§ DATA SECTION:

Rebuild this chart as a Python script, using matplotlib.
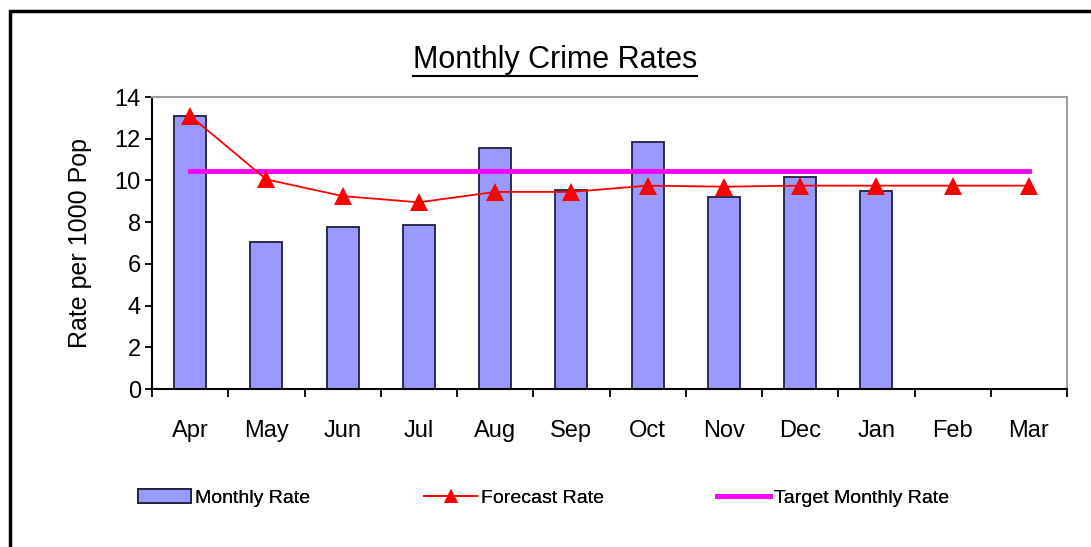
import numpy as np
import matplotlib.pyplot as plt
from matplotlib.patches import Rectangle

plt.rcParams['font.family'] = ['Liberation Sans', 'DejaVu Sans']

months = ['Apr', 'May', 'Jun', 'Jul', 'Aug', 'Sep', 'Oct', 'Nov', 'Dec', 'Jan', 'Feb', 'Mar']
monthly_rate = [13.1, 7.05, 7.75, 7.85, 11.55, 9.55, 11.85, 9.2, 10.15, 9.5]
forecast_rate = [13.1, 10.05, 9.25, 8.95, 9.45, 9.45, 9.75, 9.7, 9.75, 9.75, 9.75, 9.75]
target_rate = [10.45] * 12

fig = plt.figure(figsize=(10.91, 5.47), dpi=100)
ax = fig.add_axes([152 / 1091, 1 - 389 / 547, 915 / 1091, 292 / 547])

x = np.arange(len(months))
bars = ax.bar(x[:len(monthly_rate)], monthly_rate, width=0.42, color='#9999ff',
              edgecolor='#202040', linewidth=1.3, label='Monthly Rate', zorder=2)
fc, = ax.plot(x, forecast_rate, color='red', linewidth=1.3, marker='^', markersize=13,
              markeredgewidth=0, label='Forecast Rate', zorder=4)
tg, = ax.plot(x, target_rate, color='#ff00ff', linewidth=3.5,
              label='Target Monthly Rate', zorder=3)

ax.set_xlim(-0.5, len(months) - 0.5)
ax.set_ylim(0, 14)
ax.set_yticks(range(0, 15, 2))
ax.set_xticks(x)
ax.set_xticklabels(months, fontsize=17)
ax.set_xticks(np.arange(-0.5, len(months)), minor=True)
ax.tick_params(axis='x', which='major', length=0, pad=22)
ax.tick_params(axis='x', which='minor', length=6, width=1.3, direction='out')
ax.tick_params(axis='y', labelsize=17, length=5, width=1.3, pad=3)

for s in ['top', 'right']:
    ax.spines[s].set_color('#a0a0a0')
    ax.spines[s].set_linewidth(1.5)
for s in ['left', 'bottom']:
    ax.spines[s].set_linewidth(1.5)

ax.set_ylabel('Rate per 1000 Pop', fontsize=18, labelpad=16)

fig.text(555 / 1091, 1 - 60 / 547, 'Monthly Crime Rates', fontsize=22,
         ha='center', va='center')
fig.add_artist(plt.Line2D([413 / 1091, 697 / 1091], [1 - 76 / 547, 1 - 76 / 547],
                          color='black', linewidth=1.5))

# one legend per entry so each sits where the reference has it
for handle, left in [(bars, 138), (fc, 424), (tg, 717)]:
    leg = fig.legend(handles=[handle], loc='center left',
                     bbox_to_anchor=(left / 1091, 1 - 498 / 547),
                     frameon=False, fontsize=14, handlelength=2.75, handletextpad=0.2,
                     borderaxespad=0, borderpad=0, markerscale=0.8)
    fig.add_artist(leg)

fig.add_artist(Rectangle((10 / 1091, -0.1), 1.2, 1 - 11 / 547 + 0.1,
                         transform=fig.transFigure, fill=False,
                         edgecolor='black', linewidth=2.5))

fig.savefig('out.png', dpi=100)
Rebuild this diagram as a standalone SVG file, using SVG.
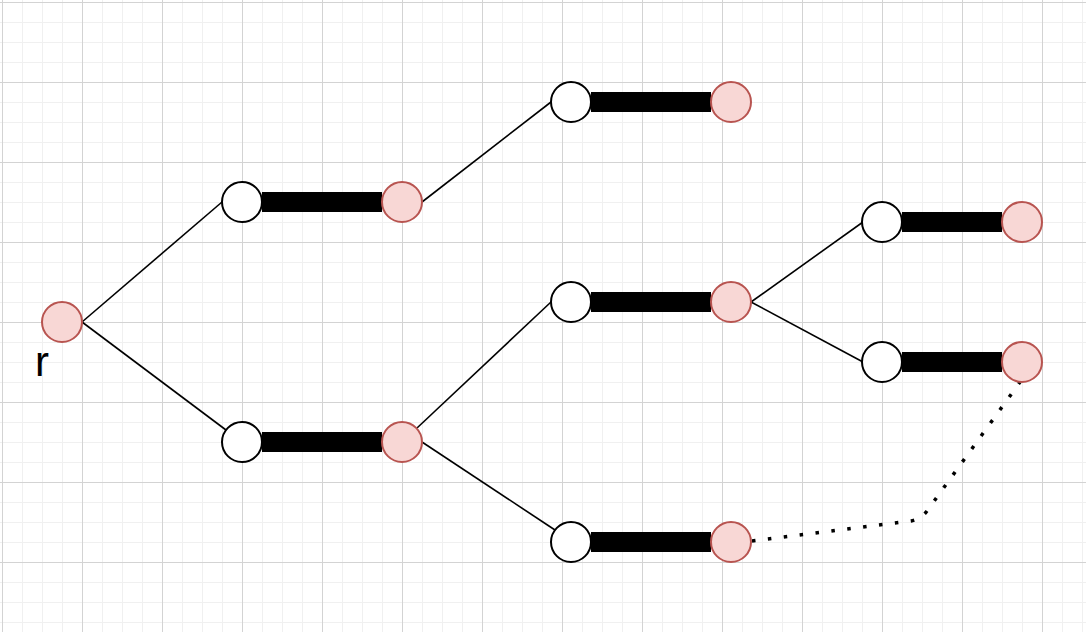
<svg xmlns="http://www.w3.org/2000/svg" width="1086" height="632" viewBox="0 0 1086 632">
  <defs>
    <pattern id="minor" x="2" y="2" width="20" height="20" patternUnits="userSpaceOnUse">
      <path d="M0 0.5 H20 M0.5 0 V20" fill="none" stroke="#f0f0f0" stroke-width="1"/>
    </pattern>
    <pattern id="major" x="2" y="2" width="80" height="80" patternUnits="userSpaceOnUse">
      <path d="M0 0.5 H80 M0.5 0 V80" fill="none" stroke="#d3d3d3" stroke-width="1"/>
    </pattern>
    <style>
      .w { fill: #ffffff; stroke: #000000; stroke-width: 2; }
      .r { fill: #f8d7d5; stroke: #b85450; stroke-width: 2; }
      .bar { fill: #000000; }
      .edge { stroke: #000000; stroke-width: 1.6; fill: none; }
      .dot { stroke: #000000; stroke-width: 3.5; fill: none; stroke-dasharray: 3.5 12.5; }
      .lbl { font-family: "Liberation Sans", Arial, sans-serif; font-size: 42px; fill: #000000; }
    </style>
  </defs>
  <rect x="0" y="0" width="1086" height="632" fill="#ffffff"/>
  <rect x="0" y="0" width="1086" height="632" fill="url(#minor)"/>
  <rect x="0" y="0" width="1086" height="632" fill="url(#major)"/>

  <g id="connectors">
    <line class="edge" x1="82" y1="322" x2="222" y2="202"/>
    <line class="edge" x1="82" y1="322" x2="226" y2="430"/>
    <line class="edge" x1="422" y1="202" x2="551" y2="102"/>
    <line class="edge" x1="417" y1="428" x2="551" y2="302"/>
    <line class="edge" x1="422" y1="442" x2="555" y2="530"/>
    <line class="edge" x1="751" y1="302" x2="863" y2="222"/>
    <line class="edge" x1="751" y1="302" x2="863" y2="362"/>
    <path class="dot" d="M752 541 L911 521 Q921 519 927 511 L1020 382"/>
  </g>

  <g id="root">
    <circle class="r" cx="62" cy="322" r="20"/>
    <text class="lbl" x="35" y="376">r</text>
  </g>

  <g id="pair1">
    <rect class="bar" x="262" y="192" width="120" height="20"/>
    <circle class="w" cx="242" cy="202" r="20"/>
    <circle class="r" cx="402" cy="202" r="20"/>
  </g>
  <g id="pair2">
    <rect class="bar" x="262" y="432" width="120" height="20"/>
    <circle class="w" cx="242" cy="442" r="20"/>
    <circle class="r" cx="402" cy="442" r="20"/>
  </g>
  <g id="pair3">
    <rect class="bar" x="591" y="92" width="120" height="20"/>
    <circle class="w" cx="571" cy="102" r="20"/>
    <circle class="r" cx="731" cy="102" r="20"/>
  </g>
  <g id="pair4">
    <rect class="bar" x="591" y="292" width="120" height="20"/>
    <circle class="w" cx="571" cy="302" r="20"/>
    <circle class="r" cx="731" cy="302" r="20"/>
  </g>
  <g id="pair5">
    <rect class="bar" x="591" y="532" width="120" height="20"/>
    <circle class="w" cx="571" cy="542" r="20"/>
    <circle class="r" cx="731" cy="542" r="20"/>
  </g>
  <g id="pair6">
    <rect class="bar" x="902" y="212" width="100" height="20"/>
    <circle class="w" cx="882" cy="222" r="20"/>
    <circle class="r" cx="1022" cy="222" r="20"/>
  </g>
  <g id="pair7">
    <rect class="bar" x="902" y="352" width="100" height="20"/>
    <circle class="w" cx="882" cy="362" r="20"/>
    <circle class="r" cx="1022" cy="362" r="20"/>
  </g>
</svg>
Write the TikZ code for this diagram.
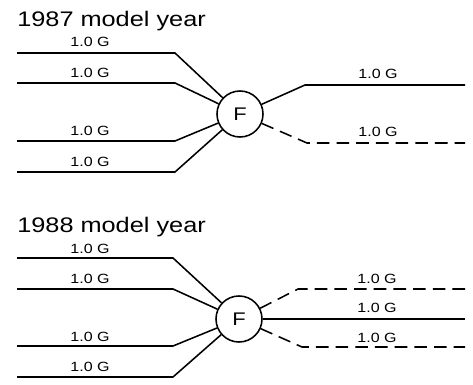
\documentclass[tikz,border=0pt]{standalone}
\usepackage{fontspec}
\setmainfont{Liberation Sans}[FakeStretch=1.2]

\begin{document}
\begin{tikzpicture}[x=0.025cm, y=-0.025cm,
        wire/.style={line width=1.1pt},
        dashwire/.style={line width=1.1pt, dash pattern=on 9pt off 5pt},
        gval/.style={font=\fontsize{9.5}{10}\selectfont, inner sep=0pt},
        yeartitle/.style={font=\fontsize{15}{17}\selectfont, anchor=base west, inner sep=0pt},
        fnode/.style={circle, draw, line width=1.1pt, minimum size=1.15cm, inner sep=0pt, font=\fontsize{13}{15}\selectfont}
    ]
    \useasboundingbox (0,0) rectangle (473,385);

    % 1987 model year
    \node[yeartitle] (t1) at (17,27) {1987 model year};
    \node[fnode] (f1) at (240,114) {F};
    \coordinate (a1) at (17,53);  \coordinate (k1) at (175,53);
    \coordinate (a2) at (17,83);  \coordinate (k2) at (175,83);
    \coordinate (a3) at (17,141); \coordinate (k3) at (175,141);
    \coordinate (a4) at (17,172); \coordinate (k4) at (175,172);
    \coordinate (k5) at (305,85);  \coordinate (b5) at (465,85);
    \coordinate (k6) at (307,143); \coordinate (b6) at (465,143);

    \draw[wire] (a1) -- (k1) -- (f1);
    \draw[wire] (a2) -- (k2) -- (f1);
    \draw[wire] (a3) -- (k3) -- (f1);
    \draw[wire] (a4) -- (k4) -- (f1);
    \draw[wire] (f1) -- (k5) -- (b5);
    \draw[dashwire] (f1) -- (k6) -- (b6);

    \node[gval] (g1) at (90,42) {1.0 G};
    \node[gval] (g2) at (90,73) {1.0 G};
    \node[gval] (g3) at (90,131) {1.0 G};
    \node[gval] (g4) at (90,162) {1.0 G};
    \node[gval] (g5) at (378,74) {1.0 G};
    \node[gval] (g6) at (378,132) {1.0 G};

    % 1988 model year
    \node[yeartitle] (t2) at (17,233) {1988 model year};
    \node[fnode] (f2) at (239,319) {F};
    \coordinate (c1) at (17,258); \coordinate (m1) at (173,258);
    \coordinate (c2) at (17,289); \coordinate (m2) at (173,289);
    \coordinate (c3) at (17,346); \coordinate (m3) at (173,346);
    \coordinate (c4) at (17,377); \coordinate (m4) at (173,377);
    \coordinate (m5) at (298,289); \coordinate (d5) at (465,289);
    \coordinate (d6) at (465,319);
    \coordinate (m7) at (302,347); \coordinate (d7) at (465,347);

    \draw[wire] (c1) -- (m1) -- (f2);
    \draw[wire] (c2) -- (m2) -- (f2);
    \draw[wire] (c3) -- (m3) -- (f2);
    \draw[wire] (c4) -- (m4) -- (f2);
    \draw[dashwire] (f2) -- (m5) -- (d5);
    \draw[wire] (f2) -- (d6);
    \draw[dashwire] (f2) -- (m7) -- (d7);

    \node[gval] (h1) at (90,249) {1.0 G};
    \node[gval] (h2) at (90,279) {1.0 G};
    \node[gval] (h3) at (90,337) {1.0 G};
    \node[gval] (h4) at (90,367) {1.0 G};
    \node[gval] (h5) at (377,279) {1.0 G};
    \node[gval] (h6) at (377,308) {1.0 G};
    \node[gval] (h7) at (377,338) {1.0 G};
\end{tikzpicture}
\end{document}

§ WHAT YOU NEED TO DO: From the first line of the material down to the line containing "label='Target Monthly Rate', zorder=3)", inclusive, return each line exactly, skipping any picture.

§ EXPECTED ANSWER:
Rebuild this chart as a Python script, using matplotlib.
import numpy as np
import matplotlib.pyplot as plt
from matplotlib.patches import Rectangle

plt.rcParams['font.family'] = ['Liberation Sans', 'DejaVu Sans']

months = ['Apr', 'May', 'Jun', 'Jul', 'Aug', 'Sep', 'Oct', 'Nov', 'Dec', 'Jan', 'Feb', 'Mar']
monthly_rate = [13.1, 7.05, 7.75, 7.85, 11.55, 9.55, 11.85, 9.2, 10.15, 9.5]
forecast_rate = [13.1, 10.05, 9.25, 8.95, 9.45, 9.45, 9.75, 9.7, 9.75, 9.75, 9.75, 9.75]
target_rate = [10.45] * 12

fig = plt.figure(figsize=(10.91, 5.47), dpi=100)
ax = fig.add_axes([152 / 1091, 1 - 389 / 547, 915 / 1091, 292 / 547])

x = np.arange(len(months))
bars = ax.bar(x[:len(monthly_rate)], monthly_rate, width=0.42, color='#9999ff',
              edgecolor='#202040', linewidth=1.3, label='Monthly Rate', zorder=2)
fc, = ax.plot(x, forecast_rate, color='red', linewidth=1.3, marker='^', markersize=13,
              markeredgewidth=0, label='Forecast Rate', zorder=4)
tg, = ax.plot(x, target_rate, color='#ff00ff', linewidth=3.5,
              label='Target Monthly Rate', zorder=3)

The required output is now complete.